[Rows from a dataset of charts and code]
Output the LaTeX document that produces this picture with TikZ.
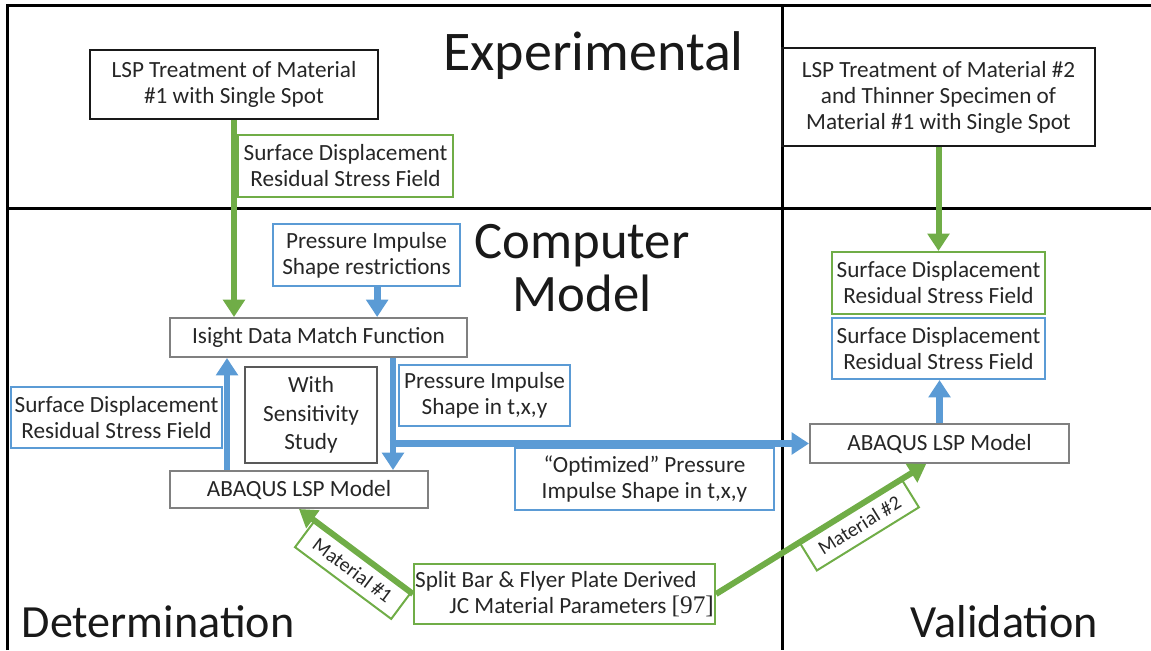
\documentclass[tikz,border=0pt]{standalone}
\usepackage{fontspec}
\setmainfont{Carlito}
\newfontfamily\refont{Liberation Serif}
\usetikzlibrary{arrows.meta, positioning}
\definecolor{lgreen}{HTML}{70AD47}
\definecolor{lblue}{HTML}{5B9BD5}
\newcommand{\bodyfont}{\fontsize{17.4}{19.5}\selectfont}

\begin{document}
\begin{tikzpicture}[x=0.75pt, y=-0.75pt,
    b/.style={draw, rectangle, align=center, inner sep=0pt, line width=1.5pt, text=black!85, font=\bodyfont},
    blk/.style={b, draw=black!90},
    gry/.style={b, draw=black!50},
    gbox/.style={b, draw=lgreen},
    bbox/.style={b, draw=lblue},
    ttl/.style={text=black!90, inner sep=0pt},
    garr/.style={draw=lgreen, line width=4.5pt, -{Triangle[width=16pt, length=13pt]}},
    barr/.style={draw=lblue, line width=5pt, -{Triangle[width=16pt, length=13pt]}},
    mat/.style={gbox, font=\fontsize{15}{18}\selectfont, minimum width=90pt, minimum height=24pt, sloped, anchor=north}]
  \useasboundingbox (0,0) rectangle (1151,650);

  % frame
  \draw[line width=2.25pt] (7,650) -- (7,5) -- (1151,5);
  \draw[line width=2.25pt] (7,208) -- (1151,208);
  \draw[line width=2.25pt] (782,5) -- (782,650);

  % titles
  \node[ttl, anchor=base, font=\fontsize{42}{50}\selectfont] (exp) at (593.5,70) {Experimental};
  \node[ttl, align=center, font=\fontsize{39.5}{40}\selectfont] (cm) at (582,268) {Computer\\Model};
  \node[ttl, anchor=base, font=\fontsize{34.6}{40}\selectfont] (det) at (158,637) {Determination};
  \node[ttl, anchor=base, font=\fontsize{34.6}{40}\selectfont] (val) at (1004.5,637) {Validation};

  % experimental
  \node[blk, minimum width=216pt, minimum height=51.75pt] (lsp1) at (234,84.5) {LSP Treatment of Material\\\#1 with Single Spot};
  \node[gbox, minimum width=161.25pt, minimum height=46.5pt] (sd1) at (345.5,166) {Surface Displacement\\Residual Stress Field};
  \node[blk, minimum width=234.75pt, minimum height=73.5pt] (lsp2) at (938.5,97) {LSP Treatment of Material \#2\\and Thinner Specimen of\\Material \#1 with Single Spot};

  % computer model
  \node[bbox, minimum width=140.25pt, minimum height=46.5pt] (pr) at (366.5,255) {Pressure Impulse\\Shape restrictions};
  \node[gry, minimum width=222.75pt, minimum height=29.25pt] (isight) at (318.5,337.5) {Isight Data Match Function};
  \node[b, draw=black!65, minimum width=99pt, minimum height=72pt, font=\fontsize{17.4}{21.5}\selectfont] (sens) at (311,415) {With\\Sensitivity\\Study};
  \node[gry, minimum width=193.5pt, minimum height=27.75pt] (abq1) at (299,489.5) {ABAQUS LSP Model};
  \node[bbox, minimum width=158.25pt, minimum height=45.75pt] (sdl) at (116.5,417.5) {Surface Displacement\\Residual Stress Field};
  \node[bbox, minimum width=128.25pt, minimum height=45.75pt] (pis) at (484.5,395.5) {Pressure Impulse\\Shape in t,x,y};
  \node[bbox, minimum width=194.25pt, minimum height=46.5pt] (opt) at (644.5,479) {“Optimized” Pressure\\Impulse Shape in t,x,y};
  \node[gbox, minimum width=225.75pt, minimum height=45pt, align=right] (split) at (564.5,594) {Split Bar \& Flyer Plate Derived\hspace*{13pt}\\JC Material Parameters {\refont\fontsize{19}{19.5}\selectfont[97]}};

  % validation
  \node[gbox, minimum width=159.75pt, minimum height=46.5pt] (sdg) at (938.5,283) {Surface Displacement\\Residual Stress Field};
  \node[bbox, minimum width=159.75pt, minimum height=45.75pt, below=1.5pt of sdg] (sdv) {Surface Displacement\\Residual Stress Field};
  \node[gry, minimum width=194.25pt, minimum height=29.25pt] (abq2) at (939.5,443.5) {ABAQUS LSP Model};

  % connectors
  \coordinate (up) at (227,0);
  \coordinate (dn) at (393,0);
  \coordinate (br) at (389.5,0);
  \draw[garr] (lsp1.south) -- (lsp1.south |- isight.north);
  \draw[barr] ([xshift=8pt]pr.south) -- ([xshift=8pt]pr.south |- isight.north);
  \draw[barr] (up |- abq1.north) -- (up |- isight.south);
  \draw[barr] (dn |- isight.south) -- (dn |- abq1.north);
  \draw[barr] (br |- abq2.west) -- (abq2.west);
  \draw[garr] (lsp2.south) -- (sdg.north);
  \draw[barr] (abq2.north) -- (abq2.north |- sdv.south);
  \draw[garr] (split.west) -- (abq1.south) node[mat, pos=0.44] (m1) {Material \#1};
  \draw[garr] (split.east) -- ([xshift=-10pt]abq2.south) node[mat, pos=0.64] (m2) {Material \#2};
\end{tikzpicture}
\end{document}
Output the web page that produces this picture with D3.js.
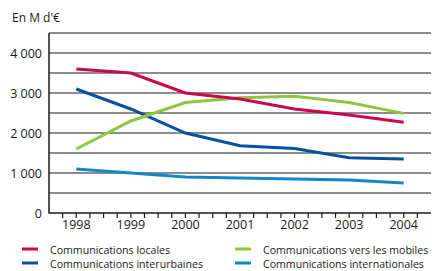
<!DOCTYPE html>
<html>
<head>
<meta charset="utf-8">
<script src="https://cdn.jsdelivr.net/npm/d3@7"></script>
<style>
  body { margin: 0; background: #fff; }
  text { font-family: "Open Sans", sans-serif; fill: #1a1a1a; }
</style>
</head>
<body>
<svg id="chart" width="432" height="271"></svg>
<script>
var years = [1998, 1999, 2000, 2001, 2002, 2003, 2004];
var locales = [3600, 3500, 3000, 2850, 2600, 2450, 2270];
var mobiles = [1600, 2300, 2760, 2880, 2920, 2760, 2490];
var interurbaines = [3100, 2600, 2000, 1680, 1610, 1380, 1350];
var internationales = [1100, 1000, 900, 875, 850, 825, 750];
var yTicks = [0, 1000, 2000, 3000, 4000];

var series = [
  { name: 'Communications locales', values: locales, color: '#c8084f' },
  { name: 'Communications interurbaines', values: interurbaines, color: '#0a4fa0' },
  { name: 'Communications vers les mobiles', values: mobiles, color: '#8dc63f' },
  { name: 'Communications internationales', values: internationales, color: '#1585cc' }
];

var svg = d3.select('#chart');
var plotLeft = 49, plotRight = 431, plotTop = 33, plotBottom = 213;

var x = d3.scaleLinear().domain([1997.5, 2004.5]).range([plotLeft, plotRight]);
var y = d3.scaleLinear().domain([0, 4500]).range([plotBottom, plotTop]);

// gridlines every 500
svg.append('g').selectAll('line')
  .data(d3.range(500, 4501, 500))
  .enter().append('line')
  .attr('x1', plotLeft).attr('x2', plotRight)
  .attr('y1', function(d) { return y(d); })
  .attr('y2', function(d) { return y(d); })
  .attr('stroke', '#8c8c8c').attr('stroke-width', 2);

// y labels
svg.append('g').selectAll('text')
  .data(yTicks)
  .enter().append('text')
  .attr('x', 42)
  .attr('y', function(d) { return y(d) + 4.5; })
  .attr('text-anchor', 'end')
  .style('font-size', '12.5px')
  .text(function(d) { return d3.format(',')(d).replace(',', ' '); });

svg.append('text').attr('x', 12).attr('y', 22)
  .style('font-size', '12px')
  .text("En M d'\u20AC");

// x axis ticks (quarters)
var ticks = d3.range(1997.75, 2004.5, 0.25);
svg.append('g').selectAll('line')
  .data(ticks)
  .enter().append('line')
  .attr('x1', function(d) { return x(d); })
  .attr('x2', function(d) { return x(d); })
  .attr('y1', plotBottom).attr('y2', plotBottom + 5)
  .attr('stroke', '#1a1a1a').attr('stroke-width', 1.2);

svg.append('g').selectAll('text')
  .data(years)
  .enter().append('text')
  .attr('x', function(d) { return x(d); })
  .attr('y', plotBottom + 16)
  .attr('text-anchor', 'middle')
  .style('font-size', '12.5px')
  .text(function(d) { return d; });

// axes lines
svg.append('line').attr('x1', plotLeft).attr('x2', plotLeft).attr('y1', plotTop).attr('y2', plotBottom + 0.5)
  .attr('stroke', '#1a1a1a').attr('stroke-width', 1.5);
svg.append('line').attr('x1', plotLeft).attr('x2', plotRight).attr('y1', plotBottom).attr('y2', plotBottom)
  .attr('stroke', '#1a1a1a').attr('stroke-width', 1.5);

var line = d3.line()
  .x(function(d, i) { return x(years[i]); })
  .y(function(d) { return y(d); });

// draw in order so locales ends on top
[series[3], series[1], series[2], series[0]].forEach(function(s) {
  svg.append('path')
    .attr('d', line(s.values))
    .attr('fill', 'none')
    .attr('stroke', s.color)
    .attr('stroke-width', 3);
});

// legend
var legendPos = [[22, 249], [22, 263], [235, 249], [235, 263]];
series.forEach(function(s, i) {
  var p = legendPos[i];
  svg.append('line')
    .attr('x1', p[0]).attr('x2', p[0] + 16)
    .attr('y1', p[1]).attr('y2', p[1])
    .attr('stroke', s.color).attr('stroke-width', 3);
  svg.append('text')
    .attr('x', p[0] + 28).attr('y', p[1] + 5)
    .style('font-size', '10.6px')
    .text(s.name);
});
</script>
</body>
</html>
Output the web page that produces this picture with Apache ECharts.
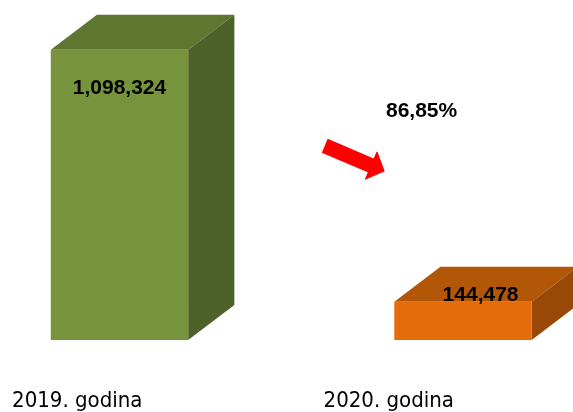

**Written task:**
From the opening line of the listing above through the line bearing "minimum width=234.75pt, minimum", repeat each line exactly. Drop every picture.

**Final result:**
Output the LaTeX document that produces this picture with TikZ.
\documentclass[tikz,border=0pt]{standalone}
\usepackage{fontspec}
\setmainfont{Carlito}
\newfontfamily\refont{Liberation Serif}
\usetikzlibrary{arrows.meta, positioning}
\definecolor{lgreen}{HTML}{70AD47}
\definecolor{lblue}{HTML}{5B9BD5}
\newcommand{\bodyfont}{\fontsize{17.4}{19.5}\selectfont}

\begin{document}
\begin{tikzpicture}[x=0.75pt, y=-0.75pt,
    b/.style={draw, rectangle, align=center, inner sep=0pt, line width=1.5pt, text=black!85, font=\bodyfont},
    blk/.style={b, draw=black!90},
    gry/.style={b, draw=black!50},
    gbox/.style={b, draw=lgreen},
    bbox/.style={b, draw=lblue},
    ttl/.style={text=black!90, inner sep=0pt},
    garr/.style={draw=lgreen, line width=4.5pt, -{Triangle[width=16pt, length=13pt]}},
    barr/.style={draw=lblue, line width=5pt, -{Triangle[width=16pt, length=13pt]}},
    mat/.style={gbox, font=\fontsize{15}{18}\selectfont, minimum width=90pt, minimum height=24pt, sloped, anchor=north}]
  \useasboundingbox (0,0) rectangle (1151,650);

  % frame
  \draw[line width=2.25pt] (7,650) -- (7,5) -- (1151,5);
  \draw[line width=2.25pt] (7,208) -- (1151,208);
  \draw[line width=2.25pt] (782,5) -- (782,650);

  % titles
  \node[ttl, anchor=base, font=\fontsize{42}{50}\selectfont] (exp) at (593.5,70) {Experimental};
  \node[ttl, align=center, font=\fontsize{39.5}{40}\selectfont] (cm) at (582,268) {Computer\\Model};
  \node[ttl, anchor=base, font=\fontsize{34.6}{40}\selectfont] (det) at (158,637) {Determination};
  \node[ttl, anchor=base, font=\fontsize{34.6}{40}\selectfont] (val) at (1004.5,637) {Validation};

  % experimental
  \node[blk, minimum width=216pt, minimum height=51.75pt] (lsp1) at (234,84.5) {LSP Treatment of Material\\\#1 with Single Spot};
  \node[gbox, minimum width=161.25pt, minimum height=46.5pt] (sd1) at (345.5,166) {Surface Displacement\\Residual Stress Field};
  \node[blk, minimum width=234.75pt, minimum height=73.5pt] (lsp2) at (938.5,97) {LSP Treatment of Material \#2\\and Thinner Specimen of\\Material \#1 with Single Spot};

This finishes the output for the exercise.